Dataset content
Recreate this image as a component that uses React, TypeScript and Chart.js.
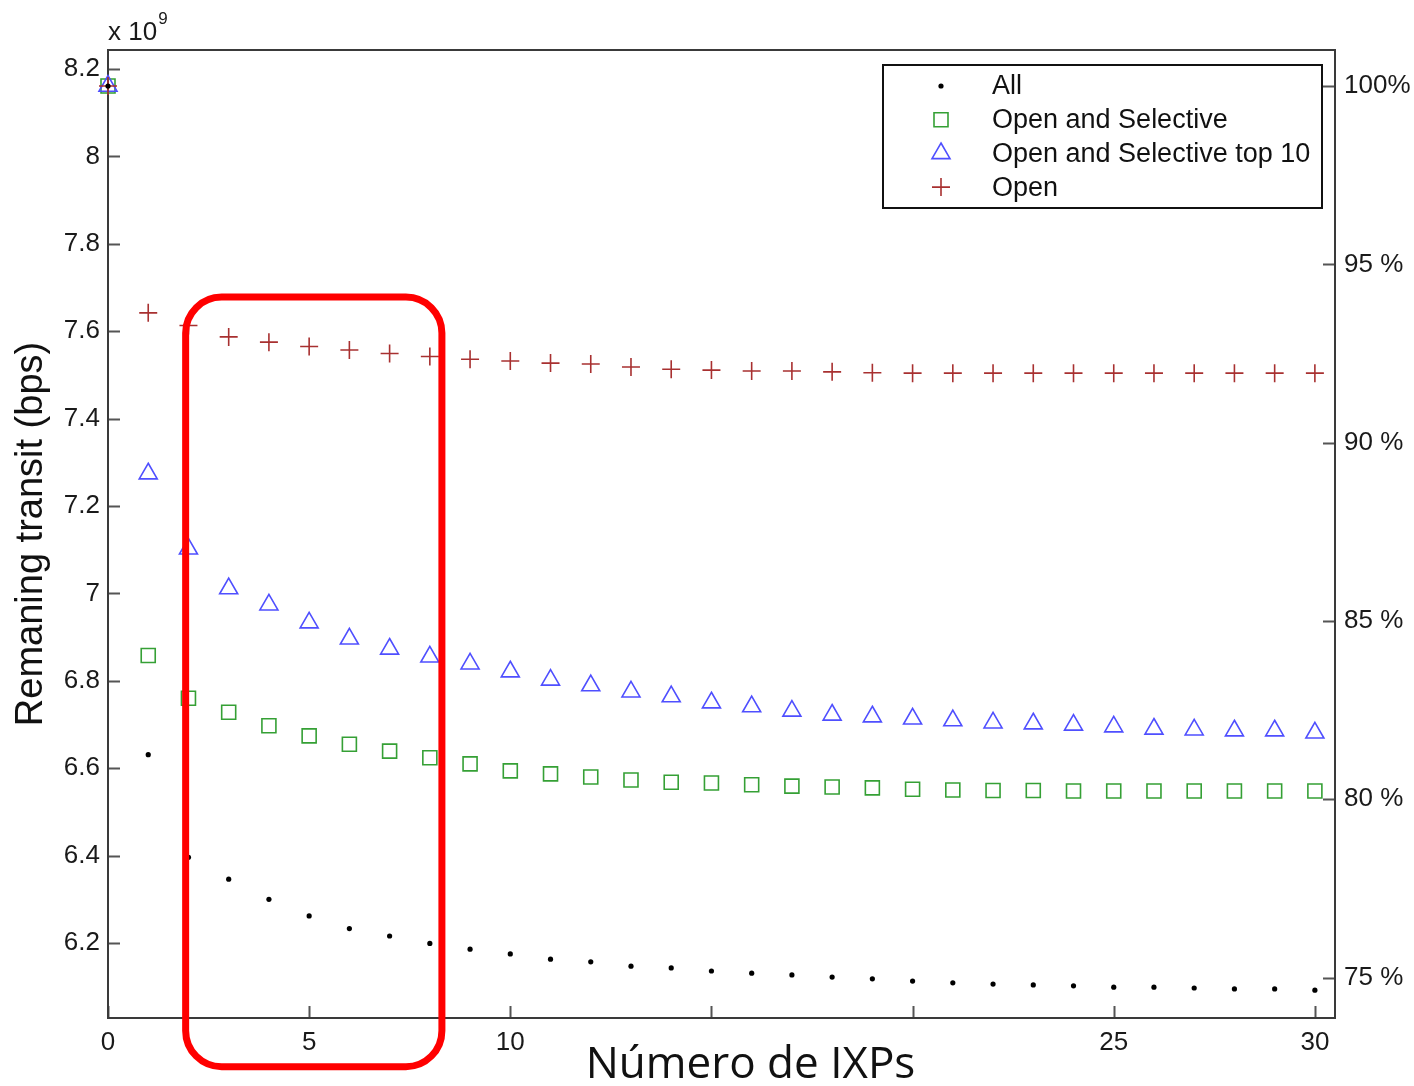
import React, { useEffect, useRef } from 'react';
import { Chart, registerables } from 'chart.js';

Chart.register(...registerables);

// ---- data (bps, in units of 10^9) ----
const IXPS = [0, 1, 2, 3, 4, 5, 6, 7, 8, 9, 10, 11, 12, 13, 14, 15, 16, 17, 18, 19, 20, 21, 22, 23, 24, 25, 26, 27, 28, 29, 30];
const ALL = [8.161, 6.631, 6.396, 6.346, 6.300, 6.262, 6.233, 6.216, 6.199, 6.186, 6.175, 6.163, 6.157, 6.147, 6.143, 6.136, 6.131, 6.127, 6.122, 6.118, 6.113, 6.109, 6.106, 6.104, 6.102, 6.099, 6.099, 6.097, 6.095, 6.095, 6.092];
const OPEN_SELECTIVE = [8.161, 6.858, 6.760, 6.728, 6.697, 6.674, 6.655, 6.639, 6.624, 6.610, 6.594, 6.587, 6.580, 6.573, 6.568, 6.566, 6.562, 6.559, 6.557, 6.555, 6.552, 6.550, 6.549, 6.549, 6.548, 6.548, 6.548, 6.548, 6.548, 6.548, 6.548];
const OPEN_SELECTIVE_TOP10 = [8.161, 7.274, 7.102, 7.011, 6.974, 6.933, 6.896, 6.873, 6.855, 6.839, 6.821, 6.802, 6.789, 6.775, 6.764, 6.750, 6.741, 6.731, 6.722, 6.718, 6.713, 6.709, 6.704, 6.702, 6.699, 6.695, 6.690, 6.688, 6.686, 6.686, 6.681];
const OPEN = [8.161, 7.642, 7.613, 7.587, 7.575, 7.565, 7.557, 7.549, 7.542, 7.536, 7.532, 7.527, 7.525, 7.518, 7.513, 7.511, 7.509, 7.509, 7.507, 7.505, 7.504, 7.504, 7.504, 7.504, 7.504, 7.504, 7.504, 7.504, 7.504, 7.504, 7.504];

const SERIES_LABELS = ['All', 'Open and Selective', 'Open and Selective top 10', 'Open'];

const X_TICKS = [0, 5, 10, 15, 20, 25, 30];
const X_TICK_LABELS = ['0', '5', '10', '', '', '25', '30'];
const Y_TICKS = [6.2, 6.4, 6.6, 6.8, 7, 7.2, 7.4, 7.6, 7.8, 8, 8.2];
const Y_TICK_LABELS = ['6.2', '6.4', '6.6', '6.8', '7', '7.2', '7.4', '7.6', '7.8', '8', '8.2'];
const PCT_TICKS = [75, 80, 85, 90, 95, 100];
const PCT_TICK_LABELS = ['75 %', '80 %', '85 %', '90 %', '95 %', '100%'];

const BASE_100 = 8.161; // value that corresponds to 100%
const X_MIN = 0;
const X_MAX = 30.5;
const Y_MIN = 6.0284;
const Y_MAX = 8.2435;

const X_TITLE = 'Número de IXPs';
const Y_TITLE = 'Remaning transit (bps)';
const EXP_TEXT = 'x 10';
const EXP_SUP = '9';

// highlighted region (data units)
const HIGHLIGHT_X = [1.93, 8.3];
const HIGHLIGHT_Y = [5.917, 7.678];

const SANS = '"Liberation Sans", Arial, Helvetica, sans-serif';

type Style = { point: string; radius: number; color: string; width: number };
const STYLES: Style[] = [
  { point: 'circle', radius: 2.6, color: '#000000', width: 0 },
  { point: 'rect', radius: 9.9, color: '#35a035', width: 1.6 },
  { point: 'triangle', radius: 10.4, color: '#4f4fff', width: 1.6 },
  { point: 'cross', radius: 9, color: '#a83030', width: 1.6 },
];
const SERIES = [ALL, OPEN_SELECTIVE, OPEN_SELECTIVE_TOP10, OPEN];
const DRAW_ORDER = [0, 3, 2, 1];

function drawMarker(ctx: CanvasRenderingContext2D, s: Style, x: number, y: number) {
  ctx.save();
  ctx.strokeStyle = s.color;
  ctx.fillStyle = s.color;
  ctx.lineWidth = s.width;
  const r = s.radius;
  ctx.beginPath();
  if (s.point === 'circle') {
    ctx.arc(x, y, r, 0, Math.PI * 2);
    ctx.fill();
  } else if (s.point === 'rect') {
    const h = r * Math.SQRT1_2;
    ctx.rect(x - h, y - h, 2 * h, 2 * h);
    ctx.stroke();
  } else if (s.point === 'triangle') {
    let a = 0;
    ctx.moveTo(x + Math.sin(a) * r, y - Math.cos(a) * r);
    a += (2 * Math.PI) / 3;
    ctx.lineTo(x + Math.sin(a) * r, y - Math.cos(a) * r);
    a += (2 * Math.PI) / 3;
    ctx.lineTo(x + Math.sin(a) * r, y - Math.cos(a) * r);
    ctx.closePath();
    ctx.stroke();
  } else {
    ctx.moveTo(x, y - r);
    ctx.lineTo(x, y + r);
    ctx.moveTo(x - r, y);
    ctx.lineTo(x + r, y);
    ctx.stroke();
  }
  ctx.restore();
}

const decorPlugin = {
  id: 'decor',
  beforeDraw(chart: any) {
    const { ctx, width, height } = chart;
    ctx.save();
    ctx.fillStyle = '#ffffff';
    ctx.fillRect(0, 0, width, height);
    ctx.restore();
  },
  beforeDatasetsDraw(chart: any) {
    const { ctx, chartArea: a, scales } = chart;
    ctx.save();
    // inner tick marks
    ctx.strokeStyle = '#555555';
    ctx.lineWidth = 2;
    const TL = 12;
    ctx.beginPath();
    for (const t of scales.x.ticks) {
      const p = Math.round(scales.x.getPixelForValue(t.value)) + 0.5;
      ctx.moveTo(p, a.bottom);
      ctx.lineTo(p, a.bottom - TL);
    }
    for (const t of scales.y.ticks) {
      const p = Math.round(scales.y.getPixelForValue(t.value)) + 0.5;
      ctx.moveTo(a.left, p);
      ctx.lineTo(a.left + TL, p);
    }
    for (const t of scales.y2.ticks) {
      const p = Math.round(scales.y2.getPixelForValue(t.value)) + 0.5;
      ctx.moveTo(a.right, p);
      ctx.lineTo(a.right - TL, p);
    }
    ctx.stroke();
    // frame
    ctx.strokeStyle = '#3a3a3a';
    ctx.lineWidth = 2;
    ctx.strokeRect(a.left, a.top, a.right - a.left, a.bottom - a.top);
    ctx.restore();
  },
  afterDraw(chart: any) {
    const { ctx, chartArea: a, scales } = chart;
    ctx.save();

    // exponent label
    ctx.fillStyle = '#1a1a1a';
    ctx.textBaseline = 'alphabetic';
    ctx.textAlign = 'left';
    ctx.font = `26px ${SANS}`;
    ctx.fillText(EXP_TEXT, a.left, a.top - 10);
    const w = ctx.measureText(EXP_TEXT).width;
    ctx.font = `17px ${SANS}`;
    ctx.fillText(EXP_SUP, a.left + w + 1, a.top - 26);

    // legend box
    const lw = 439;
    const lh = 143;
    const lx = a.right - 13 - lw;
    const ly = a.top + 15;
    ctx.fillStyle = '#ffffff';
    ctx.fillRect(lx, ly, lw, lh);
    ctx.strokeStyle = '#111111';
    ctx.lineWidth = 2;
    ctx.strokeRect(lx, ly, lw, lh);
    ctx.font = `27px ${SANS}`;
    ctx.textBaseline = 'middle';
    ctx.fillStyle = '#111111';
    SERIES_LABELS.forEach((label, i) => {
      const ry = ly + 21 + i * 33.7;
      drawMarker(ctx, STYLES[i], lx + 58, ry);
      ctx.fillStyle = '#111111';
      ctx.fillText(label, lx + 109, ry + 1);
    });

    // x axis title
    ctx.font = `44px "Open Sans", "Noto Sans", sans-serif`;
    ctx.textAlign = 'center';
    ctx.textBaseline = 'alphabetic';
    ctx.fillStyle = '#111111';
    ctx.fillText(X_TITLE, (a.left + a.right) / 2 + 29, a.bottom + 60);

    // highlight rectangle
    const x0 = scales.x.getPixelForValue(HIGHLIGHT_X[0]);
    const x1 = scales.x.getPixelForValue(HIGHLIGHT_X[1]);
    const yTop = scales.y.getPixelForValue(HIGHLIGHT_Y[1]);
    const yBot = scales.y.getPixelForValue(HIGHLIGHT_Y[0]);
    ctx.strokeStyle = '#ff0000';
    ctx.lineWidth = 7;
    ctx.beginPath();
    (ctx as any).roundRect(x0, yTop, x1 - x0, yBot - yTop, 36);
    ctx.stroke();

    ctx.restore();
  },
};

export default function App() {
  const ref = useRef<HTMLCanvasElement | null>(null);

  useEffect(() => {
    if (!ref.current) return;
    const datasets = SERIES.map((vals, i) => ({
      label: SERIES_LABELS[i],
      data: IXPS.map((x, j) => ({ x, y: vals[j] })),
      pointStyle: STYLES[i].point,
      pointRadius: STYLES[i].radius,
      pointHoverRadius: STYLES[i].radius,
      borderColor: STYLES[i].color,
      backgroundColor: STYLES[i].point === 'circle' ? STYLES[i].color : 'rgba(0,0,0,0)',
      pointBorderWidth: STYLES[i].width,
      borderWidth: STYLES[i].width,
      showLine: false,
      clip: false as any,
      order: DRAW_ORDER[i],
    }));

    const tickFont = { family: SANS, size: 26 };

    const chart = new Chart(ref.current, {
      type: 'scatter',
      data: { datasets: datasets as any },
      options: {
        animation: false,
        responsive: false,
        events: [],
        layout: { padding: { top: 50, left: 0, right: 0, bottom: 0 } },
        plugins: {
          legend: { display: false },
          tooltip: { enabled: false },
        },
        scales: {
          x: {
            type: 'linear',
            position: 'bottom',
            min: X_MIN,
            max: X_MAX,
            grid: { display: false, drawTicks: false },
            border: { display: false },
            afterBuildTicks: (s: any) => {
              s.ticks = X_TICKS.map((v) => ({ value: v }));
            },
            afterFit: (s: any) => {
              s.height = 68;
            },
            ticks: {
              autoSkip: false,
              maxRotation: 0,
              minRotation: 0,
              padding: 9,
              font: tickFont,
              color: '#1a1a1a',
              callback: (_v: any, i: number) => X_TICK_LABELS[i],
            },
          },
          y: {
            type: 'linear',
            position: 'left',
            min: Y_MIN,
            max: Y_MAX,
            grid: { display: false, drawTicks: false },
            border: { display: false },
            afterBuildTicks: (s: any) => {
              s.ticks = Y_TICKS.map((v) => ({ value: v }));
            },
            afterFit: (s: any) => {
              s.width = 108;
            },
            title: {
              display: true,
              text: Y_TITLE,
              color: '#111111',
              font: { family: SANS, size: 38 },
              padding: { top: 9, bottom: 0 },
            },
            ticks: {
              autoSkip: false,
              padding: 8,
              font: tickFont,
              color: '#1a1a1a',
              callback: (_v: any, i: number) => Y_TICK_LABELS[i],
            },
          },
          y2: {
            type: 'linear',
            position: 'right',
            min: (Y_MIN / BASE_100) * 100,
            max: (Y_MAX / BASE_100) * 100,
            grid: { display: false, drawTicks: false },
            border: { display: false },
            afterBuildTicks: (s: any) => {
              s.ticks = PCT_TICKS.map((v) => ({ value: v }));
            },
            afterFit: (s: any) => {
              s.width = 79;
            },
            ticks: {
              autoSkip: false,
              padding: 9,
              font: tickFont,
              color: '#1a1a1a',
              callback: (_v: any, i: number) => PCT_TICK_LABELS[i],
            },
          },
        },
      } as any,
      plugins: [decorPlugin],
    });

    return () => chart.destroy();
  }, []);

  return (
    <div style={{ position: 'absolute', left: 0, top: 0, width: 1414, height: 1086, background: '#fff' }}>
      <canvas ref={ref} width={1414} height={1086} style={{ display: 'block', width: 1414, height: 1086 }} />
    </div>
  );
}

Exercise details
Repeat exactly and only the lines from the start of the data above through the line that holds "Chart.register(...registerables);", inclusive. Pictures do not belong in the copy.

Expected answer
Recreate this image as a component that uses React, TypeScript and Chart.js.
import React, { useEffect, useRef } from 'react';
import { Chart, registerables } from 'chart.js';

Chart.register(...registerables);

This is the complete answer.